— Begin DATA EXCERPT —
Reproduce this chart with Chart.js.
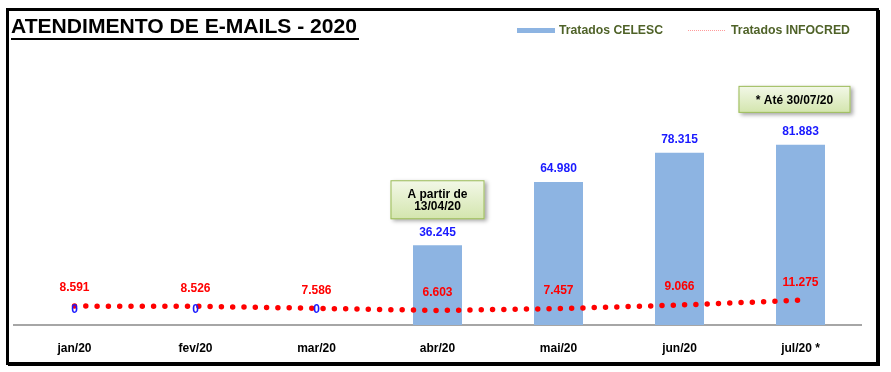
<!DOCTYPE html>
<html>
<head>
<meta charset="utf-8">
<script src="https://cdn.jsdelivr.net/npm/chart.js@4.4.0/dist/chart.umd.min.js"></script>
<style>
  body { margin: 0; background: #fff; }
  #wrap { width: 891px; height: 372px; }
</style>
</head>
<body>
<div id="wrap"><canvas id="emailChart" width="891" height="372"></canvas></div>
<script>
// data
const months = ['jan/20', 'fev/20', 'mar/20', 'abr/20', 'mai/20', 'jun/20', 'jul/20 *'];
const tratadosCelesc = [0, 0, 0, 36245, 64980, 78315, 81883];
const tratadosInfocred = [8591, 8526, 7586, 6603, 7457, 9066, 11275];
const yMax = 100000;
const chartTitle = 'ATENDIMENTO DE E-MAILS - 2020';
// callout notes: which month they sit over + text lines
const noteMonths = [3, 6];
const noteTexts = [['A partir de', '13/04/20'], ['* Até 30/07/20']];

const FONT = 'Arial, "Liberation Sans", sans-serif';

function fmt(n) {
  return String(n).replace(/\B(?=(\d{3})+(?!\d))/g, '.');
}

// draw text squeezed to a given width (the original looks condensed)
function fitText(ctx, txt, x, y, width) {
  const w = ctx.measureText(txt).width;
  ctx.save();
  ctx.translate(x, y);
  ctx.scale(width / w, 1);
  ctx.fillText(txt, 0, 0);
  ctx.restore();
}

const decorPlugin = {
  id: 'decor',
  beforeDraw(chart) {
    const ctx = chart.ctx;
    ctx.save();
    ctx.fillStyle = '#fff';
    ctx.fillRect(0, 0, chart.width, chart.height);
    ctx.restore();
  },
  afterDatasetsDraw(chart) {
    const ctx = chart.ctx;
    const barMeta = chart.getDatasetMeta(0);
    const lineMeta = chart.getDatasetMeta(1);
    ctx.save();
    ctx.font = 'bold 12px ' + FONT;
    ctx.textAlign = 'center';
    // bar values
    ctx.fillStyle = '#1a1aff';
    ctx.textBaseline = 'bottom';
    barMeta.data.forEach((bar, i) => {
      const off = tratadosCelesc[i] === 0 ? 9 : 7;
      ctx.fillText(fmt(tratadosCelesc[i]), bar.x, bar.y - off);
    });
    // line values
    ctx.fillStyle = '#ff0000';
    ctx.textBaseline = 'middle';
    lineMeta.data.forEach((pt, i) => {
      ctx.fillText(fmt(tratadosInfocred[i]), pt.x, pt.y - 18);
    });
    ctx.restore();

    // callouts
    noteMonths.forEach((idx, n) => {
      const bar = barMeta.data[idx];
      const lines = noteTexts[n];
      const w = lines.length > 1 ? 94 : 112;
      const h = lines.length > 1 ? 39 : 27;
      const gap = lines.length > 1 ? 26 : 32;
      const cx = bar.x + (lines.length > 1 ? 0 : -6);
      const x = cx - w / 2;
      const y = bar.y - gap - h;
      ctx.save();
      ctx.shadowColor = 'rgba(0,0,0,0.35)';
      ctx.shadowBlur = 4;
      ctx.shadowOffsetX = 2;
      ctx.shadowOffsetY = 2;
      const g = ctx.createLinearGradient(0, y, 0, y + h);
      g.addColorStop(0, '#f3f8e8');
      g.addColorStop(1, '#d3e5ad');
      ctx.fillStyle = g;
      ctx.fillRect(x, y, w, h);
      ctx.shadowColor = 'transparent';
      ctx.strokeStyle = '#9bbb59';
      ctx.lineWidth = 1;
      ctx.strokeRect(x + 0.5, y + 0.5, w - 1, h - 1);
      ctx.fillStyle = '#000';
      ctx.font = 'bold 12px ' + FONT;
      ctx.textAlign = 'center';
      ctx.textBaseline = 'middle';
      if (lines.length > 1) {
        ctx.fillText(lines[0], cx, y + 14);
        ctx.fillText(lines[1], cx, y + 26);
      } else {
        ctx.fillText(lines[0], cx, y + h / 2 + 1);
      }
      ctx.restore();
    });
  },
  afterDraw(chart) {
    const ctx = chart.ctx;
    ctx.save();
    // frame
    ctx.strokeStyle = '#000';
    ctx.lineWidth = 3;
    ctx.strokeRect(7.5, 9.5, 870, 354);
    ctx.fillStyle = '#000';
    ctx.fillRect(878, 10, 2, 356);
    ctx.fillRect(8, 364, 872, 2);

    // title
    ctx.fillStyle = '#000';
    ctx.font = 'bold 20px ' + FONT;
    ctx.textBaseline = 'alphabetic';
    ctx.textAlign = 'left';
    fitText(ctx, chartTitle, 11, 33, 346);
    ctx.fillRect(11, 38, 348, 2);

    // legend
    const ds = chart.data.datasets;
    ctx.fillStyle = ds[0].backgroundColor;
    ctx.fillRect(517, 28, 38, 5);
    ctx.strokeStyle = '#ff9a9a';
    ctx.lineWidth = 1;
    ctx.setLineDash([1, 1]);
    ctx.beginPath();
    ctx.moveTo(688, 30.5);
    ctx.lineTo(726, 30.5);
    ctx.stroke();
    ctx.setLineDash([]);
    ctx.fillStyle = '#4f6228';
    ctx.font = 'bold 13px ' + FONT;
    ctx.textBaseline = 'middle';
    fitText(ctx, ds[0].label, 559, 30, 104);
    fitText(ctx, ds[1].label, 731, 30, 119);
    ctx.restore();
  }
};

const ctx = document.getElementById('emailChart').getContext('2d');
new Chart(ctx, {
  type: 'bar',
  data: {
    labels: months,
    datasets: [{
      type: 'bar',
      label: 'Tratados CELESC',
      data: tratadosCelesc,
      backgroundColor: '#8db4e2',
      borderWidth: 0,
      categoryPercentage: 1,
      barPercentage: 0.405,
      order: 1
    }, {
      type: 'line',
      label: 'Tratados INFOCRED',
      data: tratadosInfocred,
      borderColor: '#ff0000',
      borderWidth: 5.5,
      borderDash: [0, 11.3],
      borderCapStyle: 'round',
      pointRadius: 0,
      tension: 0,
      fill: false,
      order: 0
    }]
  },
  options: {
    responsive: false,
    animation: false,
    layout: { padding: { left: 14, right: 30, top: 105, bottom: 0 } },
    plugins: {
      legend: { display: false },
      tooltip: { enabled: false },
      title: { display: false }
    },
    scales: {
      x: {
        offset: true,
        grid: { display: false, drawTicks: false },
        border: { display: true, color: '#a6a6a6', width: 2 },
        ticks: {
          color: '#000',
          font: { family: FONT, size: 12, weight: 'bold' },
          padding: 16,
          maxRotation: 0
        },
        afterFit: s => { s.height = 47; }
      },
      y: {
        display: false,
        min: 0,
        max: yMax
      }
    }
  },
  plugins: [decorPlugin]
});
</script>
</body>
</html>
— End DATA EXCERPT —
## WHAT THE TASK REQUIRES
Reproduce the whole listing above word for word, but not its pictures.

## RIGHT ANSWER
Reproduce this chart with Chart.js.
<!DOCTYPE html>
<html>
<head>
<meta charset="utf-8">
<script src="https://cdn.jsdelivr.net/npm/chart.js@4.4.0/dist/chart.umd.min.js"></script>
<style>
  body { margin: 0; background: #fff; }
  #wrap { width: 891px; height: 372px; }
</style>
</head>
<body>
<div id="wrap"><canvas id="emailChart" width="891" height="372"></canvas></div>
<script>
// data
const months = ['jan/20', 'fev/20', 'mar/20', 'abr/20', 'mai/20', 'jun/20', 'jul/20 *'];
const tratadosCelesc = [0, 0, 0, 36245, 64980, 78315, 81883];
const tratadosInfocred = [8591, 8526, 7586, 6603, 7457, 9066, 11275];
const yMax = 100000;
const chartTitle = 'ATENDIMENTO DE E-MAILS - 2020';
// callout notes: which month they sit over + text lines
const noteMonths = [3, 6];
const noteTexts = [['A partir de', '13/04/20'], ['* Até 30/07/20']];

const FONT = 'Arial, "Liberation Sans", sans-serif';

function fmt(n) {
  return String(n).replace(/\B(?=(\d{3})+(?!\d))/g, '.');
}

// draw text squeezed to a given width (the original looks condensed)
function fitText(ctx, txt, x, y, width) {
  const w = ctx.measureText(txt).width;
  ctx.save();
  ctx.translate(x, y);
  ctx.scale(width / w, 1);
  ctx.fillText(txt, 0, 0);
  ctx.restore();
}

const decorPlugin = {
  id: 'decor',
  beforeDraw(chart) {
    const ctx = chart.ctx;
    ctx.save();
    ctx.fillStyle = '#fff';
    ctx.fillRect(0, 0, chart.width, chart.height);
    ctx.restore();
  },
  afterDatasetsDraw(chart) {
    const ctx = chart.ctx;
    const barMeta = chart.getDatasetMeta(0);
    const lineMeta = chart.getDatasetMeta(1);
    ctx.save();
    ctx.font = 'bold 12px ' + FONT;
    ctx.textAlign = 'center';
    // bar values
    ctx.fillStyle = '#1a1aff';
    ctx.textBaseline = 'bottom';
    barMeta.data.forEach((bar, i) => {
      const off = tratadosCelesc[i] === 0 ? 9 : 7;
      ctx.fillText(fmt(tratadosCelesc[i]), bar.x, bar.y - off);
    });
    // line values
    ctx.fillStyle = '#ff0000';
    ctx.textBaseline = 'middle';
    lineMeta.data.forEach((pt, i) => {
      ctx.fillText(fmt(tratadosInfocred[i]), pt.x, pt.y - 18);
    });
    ctx.restore();

    // callouts
    noteMonths.forEach((idx, n) => {
      const bar = barMeta.data[idx];
      const lines = noteTexts[n];
      const w = lines.length > 1 ? 94 : 112;
      const h = lines.length > 1 ? 39 : 27;
      const gap = lines.length > 1 ? 26 : 32;
      const cx = bar.x + (lines.length > 1 ? 0 : -6);
      const x = cx - w / 2;
      const y = bar.y - gap - h;
      ctx.save();
      ctx.shadowColor = 'rgba(0,0,0,0.35)';
      ctx.shadowBlur = 4;
      ctx.shadowOffsetX = 2;
      ctx.shadowOffsetY = 2;
      const g = ctx.createLinearGradient(0, y, 0, y + h);
      g.addColorStop(0, '#f3f8e8');
      g.addColorStop(1, '#d3e5ad');
      ctx.fillStyle = g;
      ctx.fillRect(x, y, w, h);
      ctx.shadowColor = 'transparent';
      ctx.strokeStyle = '#9bbb59';
      ctx.lineWidth = 1;
      ctx.strokeRect(x + 0.5, y + 0.5, w - 1, h - 1);
      ctx.fillStyle = '#000';
      ctx.font = 'bold 12px ' + FONT;
      ctx.textAlign = 'center';
      ctx.textBaseline = 'middle';
      if (lines.length > 1) {
        ctx.fillText(lines[0], cx, y + 14);
        ctx.fillText(lines[1], cx, y + 26);
      } else {
        ctx.fillText(lines[0], cx, y + h / 2 + 1);
      }
      ctx.restore();
    });
  },
  afterDraw(chart) {
    const ctx = chart.ctx;
    ctx.save();
    // frame
    ctx.strokeStyle = '#000';
    ctx.lineWidth = 3;
    ctx.strokeRect(7.5, 9.5, 870, 354);
    ctx.fillStyle = '#000';
    ctx.fillRect(878, 10, 2, 356);
    ctx.fillRect(8, 364, 872, 2);

    // title
    ctx.fillStyle = '#000';
    ctx.font = 'bold 20px ' + FONT;
    ctx.textBaseline = 'alphabetic';
    ctx.textAlign = 'left';
    fitText(ctx, chartTitle, 11, 33, 346);
    ctx.fillRect(11, 38, 348, 2);

    // legend
    const ds = chart.data.datasets;
    ctx.fillStyle = ds[0].backgroundColor;
    ctx.fillRect(517, 28, 38, 5);
    ctx.strokeStyle = '#ff9a9a';
    ctx.lineWidth = 1;
    ctx.setLineDash([1, 1]);
    ctx.beginPath();
    ctx.moveTo(688, 30.5);
    ctx.lineTo(726, 30.5);
    ctx.stroke();
    ctx.setLineDash([]);
    ctx.fillStyle = '#4f6228';
    ctx.font = 'bold 13px ' + FONT;
    ctx.textBaseline = 'middle';
    fitText(ctx, ds[0].label, 559, 30, 104);
    fitText(ctx, ds[1].label, 731, 30, 119);
    ctx.restore();
  }
};

const ctx = document.getElementById('emailChart').getContext('2d');
new Chart(ctx, {
  type: 'bar',
  data: {
    labels: months,
    datasets: [{
      type: 'bar',
      label: 'Tratados CELESC',
      data: tratadosCelesc,
      backgroundColor: '#8db4e2',
      borderWidth: 0,
      categoryPercentage: 1,
      barPercentage: 0.405,
      order: 1
    }, {
      type: 'line',
      label: 'Tratados INFOCRED',
      data: tratadosInfocred,
      borderColor: '#ff0000',
      borderWidth: 5.5,
      borderDash: [0, 11.3],
      borderCapStyle: 'round',
      pointRadius: 0,
      tension: 0,
      fill: false,
      order: 0
    }]
  },
  options: {
    responsive: false,
    animation: false,
    layout: { padding: { left: 14, right: 30, top: 105, bottom: 0 } },
    plugins: {
      legend: { display: false },
      tooltip: { enabled: false },
      title: { display: false }
    },
    scales: {
      x: {
        offset: true,
        grid: { display: false, drawTicks: false },
        border: { display: true, color: '#a6a6a6', width: 2 },
        ticks: {
          color: '#000',
          font: { family: FONT, size: 12, weight: 'bold' },
          padding: 16,
          maxRotation: 0
        },
        afterFit: s => { s.height = 47; }
      },
      y: {
        display: false,
        min: 0,
        max: yMax
      }
    }
  },
  plugins: [decorPlugin]
});
</script>
</body>
</html>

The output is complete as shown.